### GIVEN INFORMATION
--- --- ---

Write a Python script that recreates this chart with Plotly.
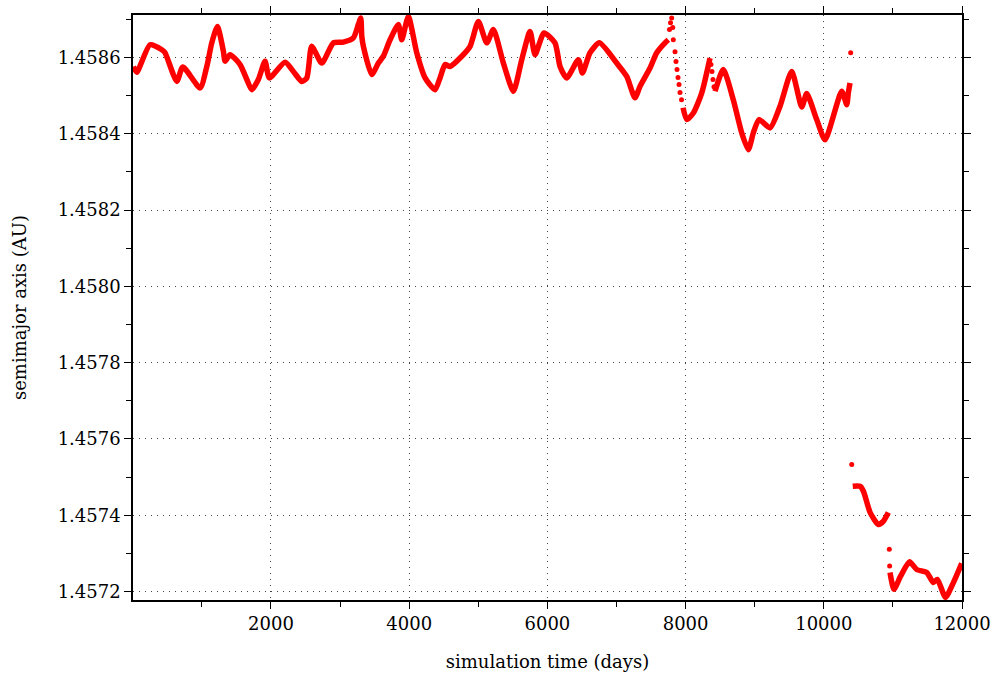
import plotly.graph_objects as go

# continuous parts of the curve (None separates pieces)
time = [9, 58, 250, 420, 467, 637, 724, 974, 1071, 1143, 1224, 1311, 1336, 1408, 1553, 1650, 1722,
        1817, 1914, 1977, 2204, 2324, 2445, 2518, 2590, 2735, 2903, 3047, 3192, 3264, 3299, 3314,
        3337, 3458, 3554, 3626, 3723, 3843, 3892, 3988, 4109, 4230, 4374, 4446, 4519, 4591, 4761,
        4881, 5001, 5123, 5218, 5363, 5508, 5629, 5749, 5821, 5951, 6110, 6183, 6280, 6448, 6506,
        6617, 6752, 7003, 7148, 7268, 7340, 7485, 7582, 7702, 7750,
        None,
        7963, 8016, 8112, 8234, 8353,
        None,
        8426, 8546, 8690, 8812, 8908, 8980, 9063, 9222, 9367, 9536, 9681, 9753, 9897, 10018, 10259,
        10332, 10355, 10379,
        None,
        10419, 10524, 10574, 10671, 10789, 10864, 10934,
        None,
        10958, 11016, 11113, 11240, 11344, 11489, 11585, 11643, 11761, 11874, 11996]
a = [1.458576, 1.458561, 1.458633, 1.458620, 1.458612, 1.458537, 1.458575, 1.458520, 1.458576,
     1.458638, 1.458681, 1.458616, 1.458590, 1.458607, 1.458581, 1.458542, 1.458515, 1.458542,
     1.458590, 1.458546, 1.458587, 1.458563, 1.458537, 1.458546, 1.458629, 1.458585, 1.458638,
     1.458640, 1.458651, 1.458686, 1.458703, 1.458655, 1.458629, 1.458555, 1.458585, 1.458603,
     1.458646, 1.458686, 1.458646, 1.458707, 1.458612, 1.458546, 1.458515, 1.458546, 1.458581,
     1.458576, 1.458603, 1.458629, 1.458694, 1.458638, 1.458673, 1.458585, 1.458511, 1.458594,
     1.458668, 1.458607, 1.458664, 1.458638, 1.458576, 1.458546, 1.458594, 1.458559, 1.458612,
     1.458638, 1.458585, 1.458550, 1.458494, 1.458524, 1.458572, 1.458612, 1.458638, 1.458646,
     None,
     1.458468, 1.458437, 1.458454, 1.458507, 1.458598,
     None,
     1.458511, 1.458568, 1.458489, 1.458402, 1.458358, 1.458402, 1.458437, 1.458415, 1.458472,
     1.458563, 1.458470, 1.458505, 1.458437, 1.458384, 1.458511, 1.458476, 1.458507, 1.458533,
     None,
     1.457476, 1.457476, 1.457463, 1.457407, 1.457376, 1.457385, 1.457407,
     None,
     1.457250, 1.457206, 1.457241, 1.457278, 1.457258, 1.457250, 1.457224, 1.457232, 1.457185,
     1.457223, 1.457274]

# sparse isolated samples
dot_time = [7767, 7782, 7799, 7814, 7822, 7847, 7861, 7876, 7890, 7905, 7919, 7941,
            8367, 8382, 8396, 8411, 10389, 10404, 10948, 10953]
dot_a = [1.458673, 1.458691, 1.458703, 1.458678, 1.458646, 1.458615, 1.458589, 1.458568,
         1.458547, 1.458529, 1.458508, 1.458489,
         1.458581, 1.458563, 1.458542, 1.458523, 1.458612, 1.457533, 1.457311, 1.457267]

x_ticks = [2000, 4000, 6000, 8000, 10000, 12000]
y_ticks = [1.4572, 1.4574, 1.4576, 1.4578, 1.4580, 1.4582, 1.4584, 1.4586]

RED = "#ff0000"
FONT = "DejaVu Serif"

fig = go.Figure()
fig.add_trace(go.Scatter(x=time, y=a, mode="lines", connectgaps=False,
                         line=dict(color=RED, width=5.5, shape="spline", smoothing=0.6),
                         showlegend=False, hoverinfo="skip"))
fig.add_trace(go.Scatter(x=dot_time, y=dot_a, mode="markers",
                         marker=dict(color=RED, size=5),
                         showlegend=False))

axis_common = dict(showline=True, linecolor="black", linewidth=1.5, mirror="ticks",
                   ticks="outside", ticklen=7, tickwidth=1, tickcolor="black",
                   showgrid=True, gridcolor="#444", gridwidth=1, griddash="1px,5px",
                   zeroline=False, automargin=False,
                   tickfont=dict(family=FONT, size=18, color="black"))

fig.update_xaxes(range=[3, 12000], tickvals=x_ticks, ticktext=[str(v) for v in x_ticks],
                 minor=dict(dtick=1000, tick0=0, ticks="outside", ticklen=5, tickcolor="black",
                            showgrid=False),
                 title=dict(text="simulation time (days)", font=dict(family=FONT, size=18, color="black"),
                            standoff=22),
                 **axis_common)
fig.update_yaxes(range=[1.457178, 1.458711], tickvals=y_ticks,
                 ticktext=[f"{v:.4f}" for v in y_ticks],
                 minor=dict(dtick=0.0001, tick0=1.4572, ticks="outside", ticklen=5, tickcolor="black",
                            showgrid=False),
                 title=dict(text="semimajor axis (AU)", font=dict(family=FONT, size=18, color="black"),
                            standoff=26),
                 **axis_common)

fig.update_layout(width=993, height=675, margin=dict(l=133, r=31, t=15, b=75),
                  plot_bgcolor="white", paper_bgcolor="white")

fig.write_html("out.html", config={"displayModeBar": False},
               post_script="document.body.style.margin='0';document.body.style.overflow='hidden';")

--- --- ---

### WHAT THE EXERCISE ASKS
Skip the pictures, please, and transcribe only the lines from the beginning of the material through the one that contains "import plotly.graph_objects as go".

### ANSWER FOR THIS EXERCISE
Write a Python script that recreates this chart with Plotly.
import plotly.graph_objects as go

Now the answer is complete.